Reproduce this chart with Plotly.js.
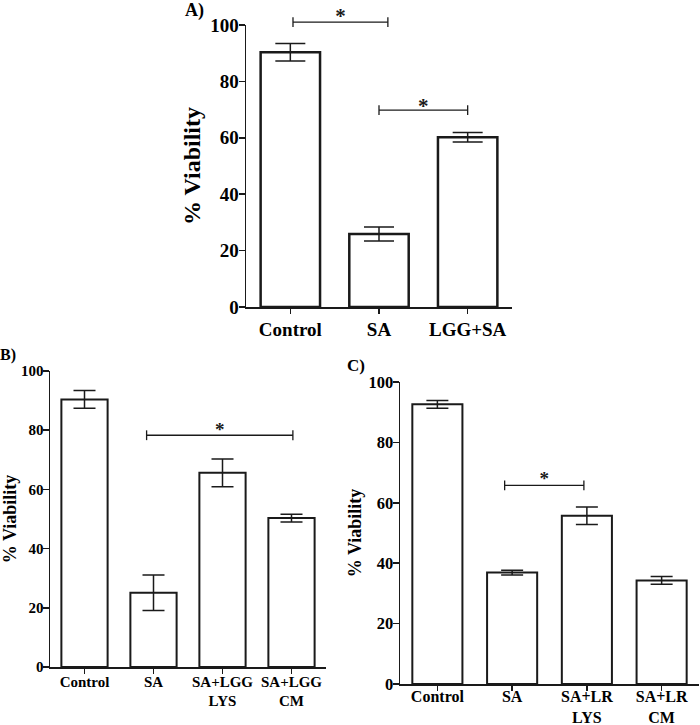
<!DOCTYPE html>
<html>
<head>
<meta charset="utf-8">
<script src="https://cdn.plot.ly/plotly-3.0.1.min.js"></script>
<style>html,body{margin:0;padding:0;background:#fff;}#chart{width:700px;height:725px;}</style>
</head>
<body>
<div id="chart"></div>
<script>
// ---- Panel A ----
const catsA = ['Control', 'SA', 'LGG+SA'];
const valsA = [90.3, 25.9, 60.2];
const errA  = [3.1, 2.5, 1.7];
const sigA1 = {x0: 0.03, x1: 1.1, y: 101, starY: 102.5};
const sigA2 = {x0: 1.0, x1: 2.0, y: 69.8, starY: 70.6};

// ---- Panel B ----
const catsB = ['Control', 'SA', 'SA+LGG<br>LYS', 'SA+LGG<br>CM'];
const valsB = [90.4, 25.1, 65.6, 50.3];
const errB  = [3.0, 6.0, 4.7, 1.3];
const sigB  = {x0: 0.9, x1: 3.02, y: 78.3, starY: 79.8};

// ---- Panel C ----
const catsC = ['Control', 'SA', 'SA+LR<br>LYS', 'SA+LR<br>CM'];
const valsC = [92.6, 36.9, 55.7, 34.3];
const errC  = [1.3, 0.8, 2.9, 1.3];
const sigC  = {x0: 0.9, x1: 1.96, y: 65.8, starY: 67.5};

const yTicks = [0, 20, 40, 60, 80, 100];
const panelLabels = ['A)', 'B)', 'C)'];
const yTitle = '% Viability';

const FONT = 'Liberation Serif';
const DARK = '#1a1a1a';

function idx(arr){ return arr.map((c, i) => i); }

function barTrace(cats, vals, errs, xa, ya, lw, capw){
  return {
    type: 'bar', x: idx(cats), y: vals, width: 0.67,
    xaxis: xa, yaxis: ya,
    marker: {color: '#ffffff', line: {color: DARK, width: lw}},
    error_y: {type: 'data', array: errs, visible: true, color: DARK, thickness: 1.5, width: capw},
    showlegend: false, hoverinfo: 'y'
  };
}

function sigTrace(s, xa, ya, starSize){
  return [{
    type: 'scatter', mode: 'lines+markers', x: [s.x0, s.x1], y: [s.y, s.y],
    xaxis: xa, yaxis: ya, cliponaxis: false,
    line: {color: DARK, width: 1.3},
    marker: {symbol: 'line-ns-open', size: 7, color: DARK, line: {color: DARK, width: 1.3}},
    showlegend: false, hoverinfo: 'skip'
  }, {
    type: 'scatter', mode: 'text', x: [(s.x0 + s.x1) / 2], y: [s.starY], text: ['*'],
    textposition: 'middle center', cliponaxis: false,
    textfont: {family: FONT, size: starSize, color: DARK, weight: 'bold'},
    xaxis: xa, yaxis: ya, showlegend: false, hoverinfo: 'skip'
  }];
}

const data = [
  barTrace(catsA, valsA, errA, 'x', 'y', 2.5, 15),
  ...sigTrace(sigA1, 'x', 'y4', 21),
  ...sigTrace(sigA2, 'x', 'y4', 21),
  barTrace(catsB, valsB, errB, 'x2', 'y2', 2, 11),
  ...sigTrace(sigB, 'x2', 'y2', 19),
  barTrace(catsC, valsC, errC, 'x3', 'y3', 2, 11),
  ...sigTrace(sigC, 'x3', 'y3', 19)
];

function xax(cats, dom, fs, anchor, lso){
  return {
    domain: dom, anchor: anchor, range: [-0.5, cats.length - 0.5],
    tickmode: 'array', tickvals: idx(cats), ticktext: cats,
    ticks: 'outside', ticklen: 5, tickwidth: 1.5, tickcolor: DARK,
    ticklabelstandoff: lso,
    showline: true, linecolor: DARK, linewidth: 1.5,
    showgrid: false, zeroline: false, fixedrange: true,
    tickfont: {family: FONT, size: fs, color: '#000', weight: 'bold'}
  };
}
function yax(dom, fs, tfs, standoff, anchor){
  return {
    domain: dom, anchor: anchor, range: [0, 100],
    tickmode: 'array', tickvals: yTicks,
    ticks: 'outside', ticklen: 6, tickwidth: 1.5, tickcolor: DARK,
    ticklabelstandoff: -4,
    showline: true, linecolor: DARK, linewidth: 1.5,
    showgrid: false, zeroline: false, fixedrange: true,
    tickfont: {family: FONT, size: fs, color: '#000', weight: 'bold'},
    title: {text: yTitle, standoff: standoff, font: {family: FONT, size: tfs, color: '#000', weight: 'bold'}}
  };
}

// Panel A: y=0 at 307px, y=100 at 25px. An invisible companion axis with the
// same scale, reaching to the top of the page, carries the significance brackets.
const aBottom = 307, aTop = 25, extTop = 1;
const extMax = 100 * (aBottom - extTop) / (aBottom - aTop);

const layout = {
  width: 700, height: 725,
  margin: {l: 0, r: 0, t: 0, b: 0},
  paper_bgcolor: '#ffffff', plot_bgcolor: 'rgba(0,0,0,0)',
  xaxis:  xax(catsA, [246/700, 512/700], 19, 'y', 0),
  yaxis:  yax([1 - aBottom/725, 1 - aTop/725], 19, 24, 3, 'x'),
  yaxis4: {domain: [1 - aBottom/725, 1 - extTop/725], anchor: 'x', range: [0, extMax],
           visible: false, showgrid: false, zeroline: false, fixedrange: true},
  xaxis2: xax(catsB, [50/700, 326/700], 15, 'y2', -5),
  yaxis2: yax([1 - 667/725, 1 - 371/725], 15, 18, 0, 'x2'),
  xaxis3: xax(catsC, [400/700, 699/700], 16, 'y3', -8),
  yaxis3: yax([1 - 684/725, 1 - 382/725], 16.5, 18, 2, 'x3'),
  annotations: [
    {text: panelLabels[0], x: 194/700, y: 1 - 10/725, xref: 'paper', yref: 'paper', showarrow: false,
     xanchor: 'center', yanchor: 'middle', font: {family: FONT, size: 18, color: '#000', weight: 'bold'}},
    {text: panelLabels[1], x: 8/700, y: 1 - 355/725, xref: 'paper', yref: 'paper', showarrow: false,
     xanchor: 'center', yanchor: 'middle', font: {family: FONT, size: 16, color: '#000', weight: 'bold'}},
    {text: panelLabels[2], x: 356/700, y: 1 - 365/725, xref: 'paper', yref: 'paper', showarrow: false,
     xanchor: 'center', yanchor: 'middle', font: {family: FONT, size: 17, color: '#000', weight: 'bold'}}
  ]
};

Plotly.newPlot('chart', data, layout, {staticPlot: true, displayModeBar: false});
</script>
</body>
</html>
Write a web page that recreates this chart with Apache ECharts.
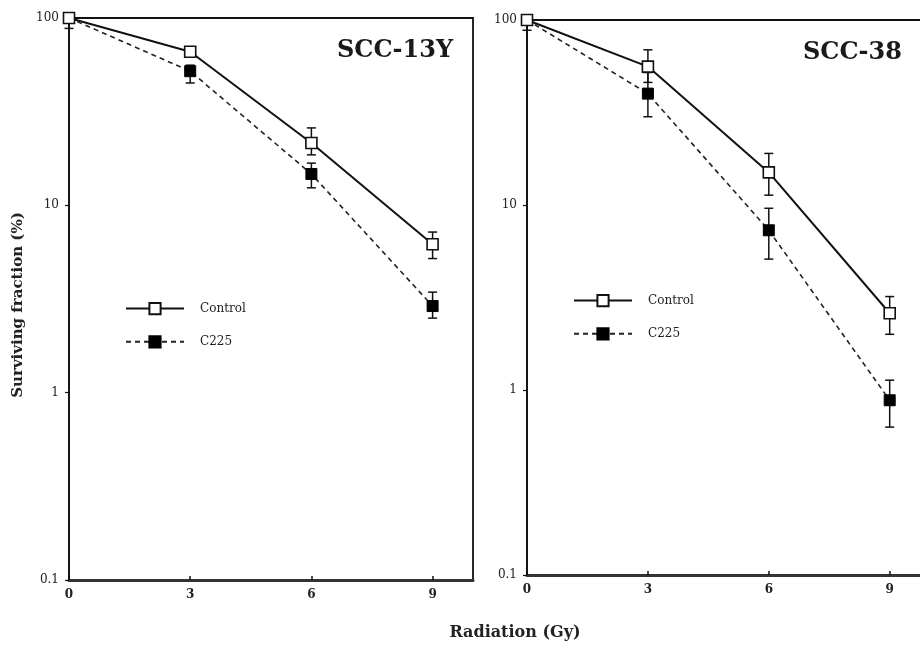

******

> _Exercise requirements_
Reproduce only the lines from the beginning of the data through the line that contains "const yTitle = '% Viability';", both included, and please drop the pictures.

> _Answer below_
Reproduce this chart with Plotly.js.
<!DOCTYPE html>
<html>
<head>
<meta charset="utf-8">
<script src="https://cdn.plot.ly/plotly-3.0.1.min.js"></script>
<style>html,body{margin:0;padding:0;background:#fff;}#chart{width:700px;height:725px;}</style>
</head>
<body>
<div id="chart"></div>
<script>
// ---- Panel A ----
const catsA = ['Control', 'SA', 'LGG+SA'];
const valsA = [90.3, 25.9, 60.2];
const errA  = [3.1, 2.5, 1.7];
const sigA1 = {x0: 0.03, x1: 1.1, y: 101, starY: 102.5};
const sigA2 = {x0: 1.0, x1: 2.0, y: 69.8, starY: 70.6};

// ---- Panel B ----
const catsB = ['Control', 'SA', 'SA+LGG<br>LYS', 'SA+LGG<br>CM'];
const valsB = [90.4, 25.1, 65.6, 50.3];
const errB  = [3.0, 6.0, 4.7, 1.3];
const sigB  = {x0: 0.9, x1: 3.02, y: 78.3, starY: 79.8};

// ---- Panel C ----
const catsC = ['Control', 'SA', 'SA+LR<br>LYS', 'SA+LR<br>CM'];
const valsC = [92.6, 36.9, 55.7, 34.3];
const errC  = [1.3, 0.8, 2.9, 1.3];
const sigC  = {x0: 0.9, x1: 1.96, y: 65.8, starY: 67.5};

const yTicks = [0, 20, 40, 60, 80, 100];
const panelLabels = ['A)', 'B)', 'C)'];
const yTitle = '% Viability';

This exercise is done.